In an interview with Telemundo on Tuesday, Obama said his administration had taken “precautionary steps to try to mitigate any additional risks” that would arise following the release of the report. 


But at the same time, the president said that he did not believe “there was ever going to be a perfect time to release this report” but that it was “important” to do so. 

“One of the things that sets us apart from other countries is when we make mistakes, we admit them,” Obama said. 

The report graphically details interrogation techniques employed by the CIA following the Sept. 11 terrorist attacks. It finds that the agency employed waterboarding, physical abuse and threats of sexual abuse. 

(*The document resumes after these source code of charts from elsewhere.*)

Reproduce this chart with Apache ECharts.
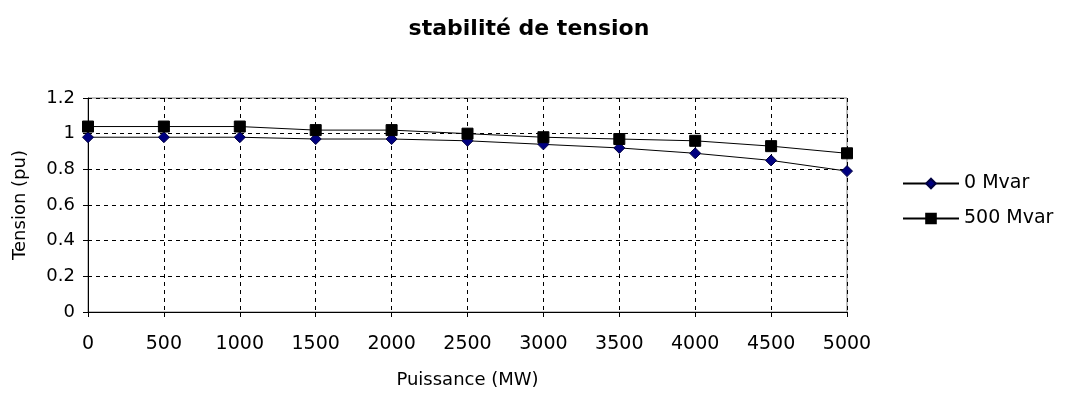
<!DOCTYPE html>
<html>
<head>
<meta charset="utf-8">
<script src="https://cdn.jsdelivr.net/npm/echarts@6/dist/echarts.min.js"></script>
<style>
html, body { margin: 0; padding: 0; background: #fff; }
#container { width: 1067px; height: 394px; }
</style>
</head>
<body>
<div id="container"></div>
<script>
var puissance = ['0', '500', '1000', '1500', '2000', '2500', '3000', '3500', '4000', '4500', '5000'];
var mvar0 = [0.98, 0.98, 0.98, 0.97, 0.97, 0.96, 0.94, 0.92, 0.89, 0.85, 0.79];
var mvar500 = [1.04, 1.04, 1.04, 1.02, 1.02, 1.0, 0.98, 0.97, 0.96, 0.93, 0.89];

var font = 'DejaVu Sans, sans-serif';
var myChart = echarts.init(document.getElementById('container'));

var option = {
    animation: false,
    backgroundColor: '#fff',
    title: {
        text: 'stabilité de tension',
        left: 524,
        textAlign: 'center',
        top: 13,
        textStyle: { fontFamily: font, fontSize: 22, fontWeight: 'bold', color: '#000' }
    },
    legend: {
        orient: 'vertical',
        left: 902,
        top: 174,
        padding: 0,
        itemGap: 16,
        itemWidth: 56,
        itemHeight: 12,
        textStyle: { fontFamily: font, fontSize: 19, color: '#000' },
        data: ['0 Mvar', '500 Mvar']
    },
    grid: {
        left: 88,
        right: 220,
        top: 98,
        bottom: 78,
        show: true,
        borderColor: '#808080',
        borderWidth: 1
    },
    xAxis: {
        type: 'category',
        data: puissance,
        boundaryGap: false,
        name: 'Puissance (MW)',
        nameLocation: 'middle',
        nameGap: 59,
        nameTextStyle: { fontFamily: font, fontSize: 18, color: '#000' },
        axisLine: { lineStyle: { color: '#000', width: 1 } },
        axisTick: { show: true, length: 5, lineStyle: { color: '#000' } },
        axisLabel: { fontFamily: font, fontSize: 19, color: '#000', margin: 23 },
        splitLine: { show: true, lineStyle: { color: '#000', type: [4, 4], width: 1 } }
    },
    yAxis: {
        type: 'value',
        min: 0,
        max: 1.2,
        interval: 0.2,
        name: 'Tension (pu)',
        nameLocation: 'middle',
        nameGap: 59,
        nameTextStyle: { fontFamily: font, fontSize: 18, color: '#000' },
        axisLine: { show: true, lineStyle: { color: '#000', width: 1 } },
        axisTick: { show: true, length: 5, lineStyle: { color: '#000' } },
        axisLabel: {
            fontFamily: font, fontSize: 18, color: '#000', margin: 13,
            formatter: function (v) { return String(Math.round(v * 10) / 10); }
        },
        splitLine: { show: true, lineStyle: { color: '#000', type: [4, 4], width: 1 } }
    },
    series: [
        {
            name: '0 Mvar',
            type: 'line',
            data: mvar0,
            symbol: 'diamond',
            symbolSize: 11,
            lineStyle: { color: '#000', width: 1 },
            itemStyle: { color: '#000080', borderColor: '#000040', borderWidth: 1 },
            z: 3
        },
        {
            name: '500 Mvar',
            type: 'line',
            data: mvar500,
            symbol: 'rect',
            symbolSize: 11,
            lineStyle: { color: '#000', width: 1 },
            itemStyle: { color: '#000', borderColor: '#000', borderWidth: 1 },
            z: 4
        }
    ]
};

myChart.setOption(option);
</script>
</body>
</html>
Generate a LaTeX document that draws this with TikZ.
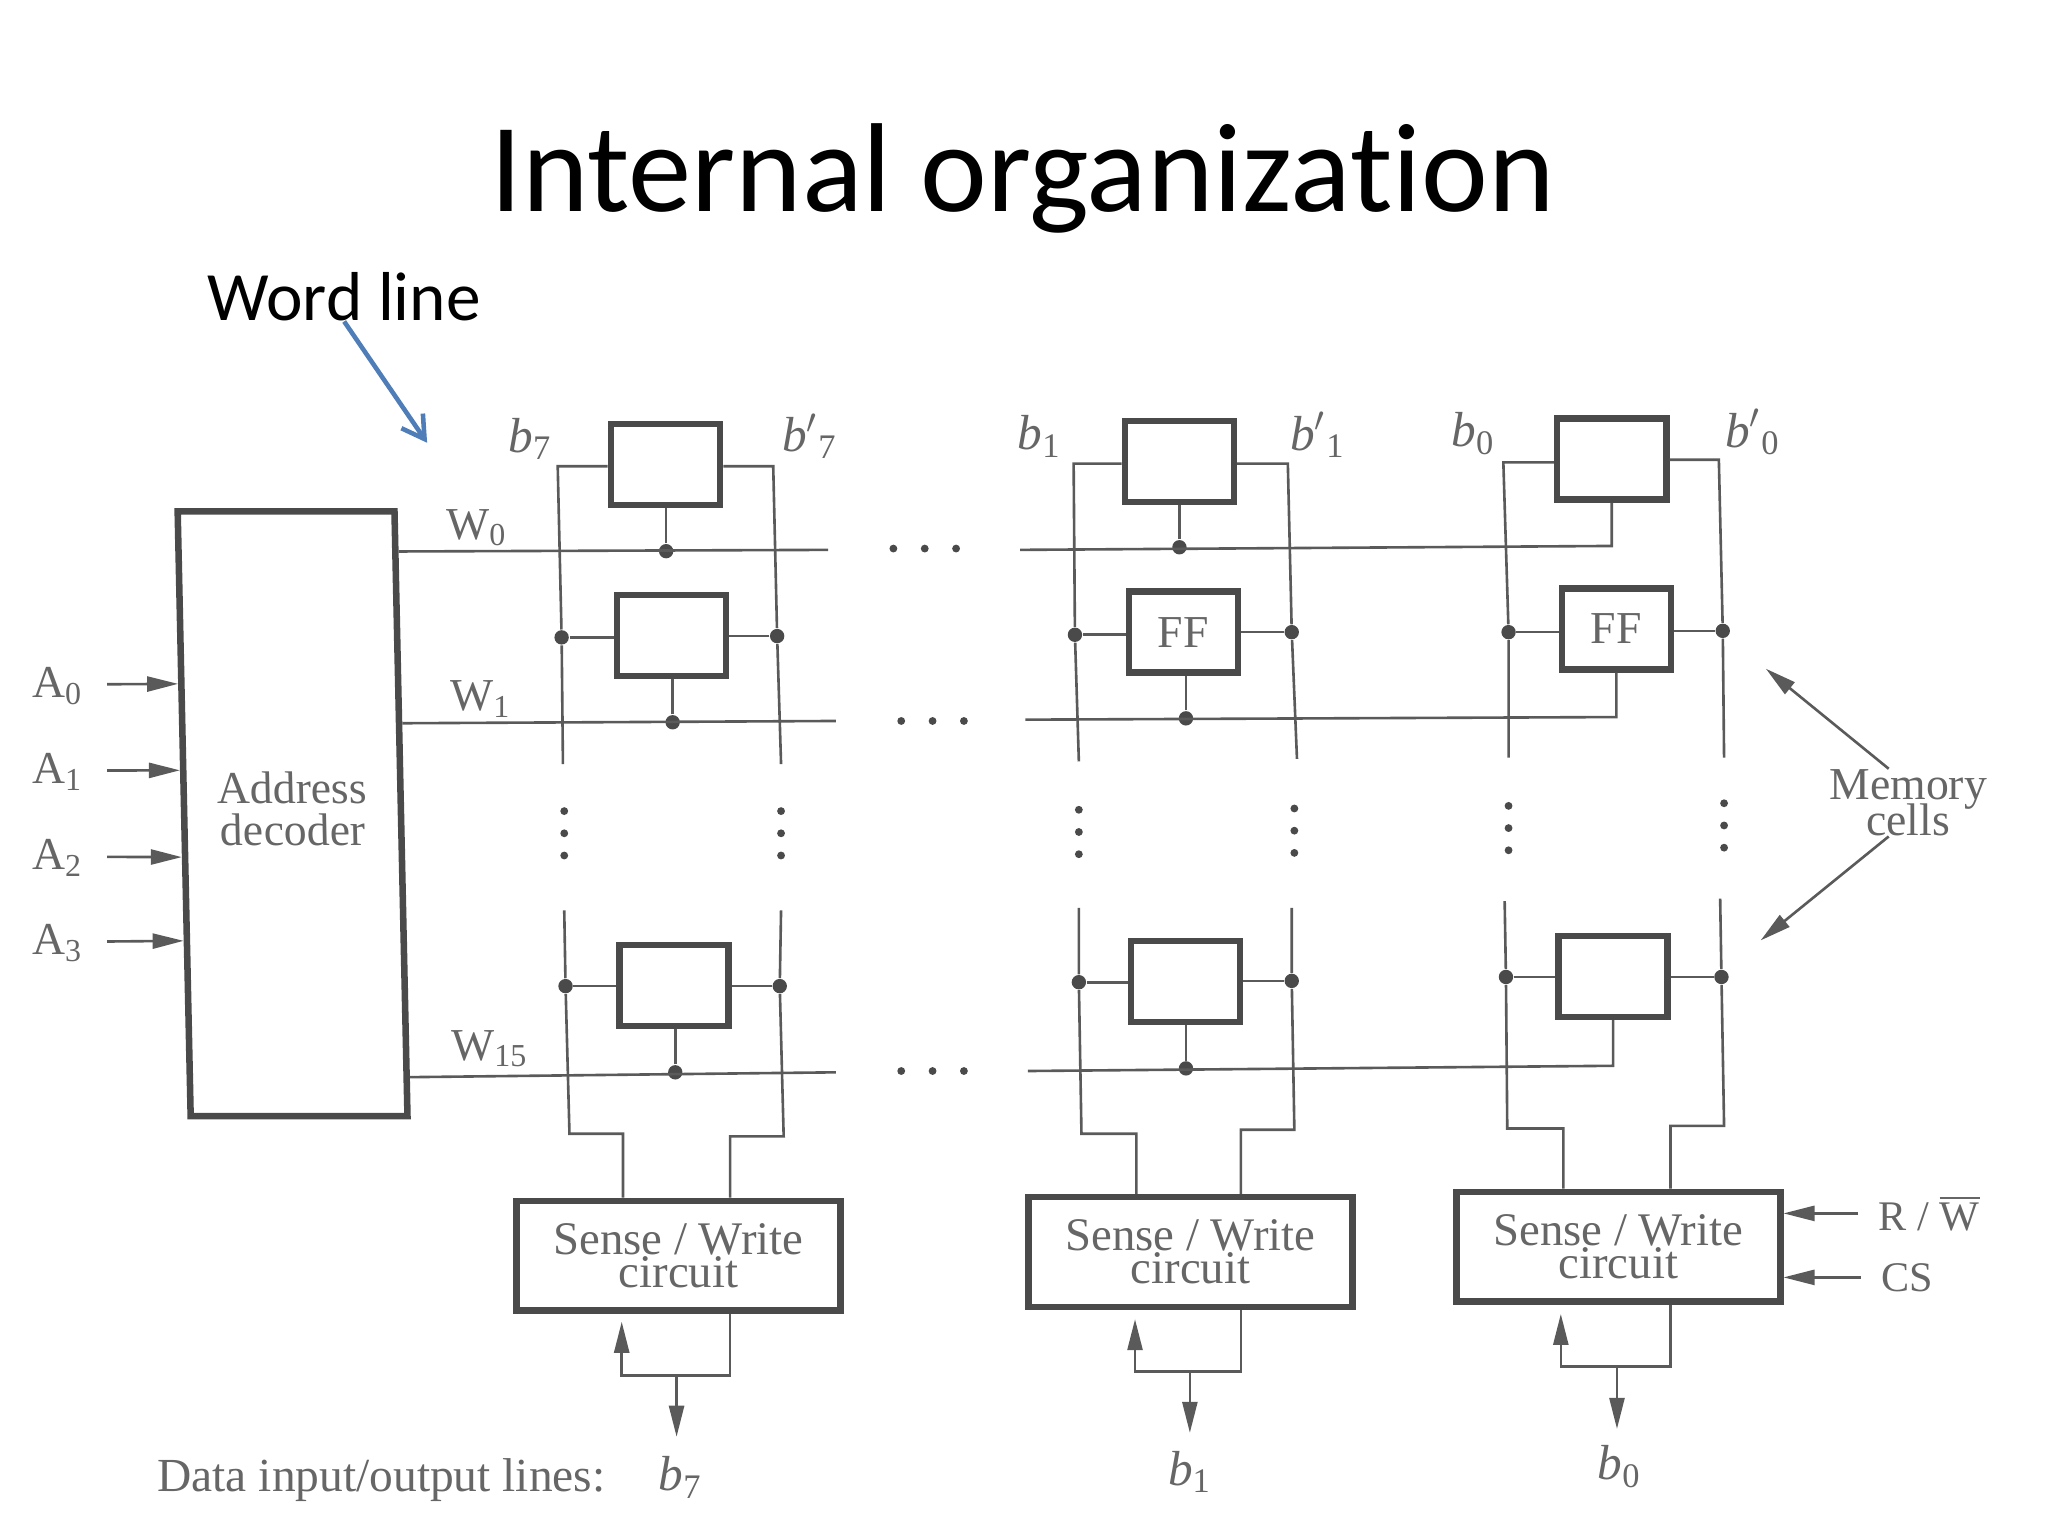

The president said that tactics that were written about "were brutal" and "constituted torture" in his mind. 

"That's not who we are," Obama said. 

Earlier Tuesday, senior administration officials said that for months the White House had been working with the State Department and intelligence community to brace for the release of the report. That included a review of the security posture of every diplomatic post around the world, as well as diplomatic conversations with allies to prepare them for the release. Domestically, the federal government coordinated with local and state law enforcement to prepare for the possibility terrorists could seize on the reports to launch an attack. 

The report also suggests that the CIA misled the Bush White House about both what techniques were being used and how effective they were at gleaning information. 

But Obama said that he was not concerned that the CIA might be similarly hiding from him or Congress today. 

“No, because I've been very explicit about how our intelligence gathering needs to conduct itself, and explicitly prohibited these kinds of techniques,” Obama said. “And so anybody who was doing the kinds of things that are described in the report would not simply be keeping something from me, they would be directly violating the orders that I've issued as president and commander in chief.” 

He aded that he had been “pretty diligent” about creating “accountability systems” to keep track of his intelligence operations. 

Obama refused to answer a question about whether he might have agreed some of the harsh interrogation practices authorized by his predecessor were he president during the September 11 attacks. 

“I’m not going to engage in those hypotheticals,” Obama said. “What I've said in the past, and what I will repeat is that nobody can fully understand what it was like to be responsible for the safety and security of the American people in the aftermath of the worst attack — on our national soil.” 

But the president said that “panic and fear” did not “excuse all of us from recognizing our responsibilities to look squarely at what happened and to make sure that it doesn’t happen again.”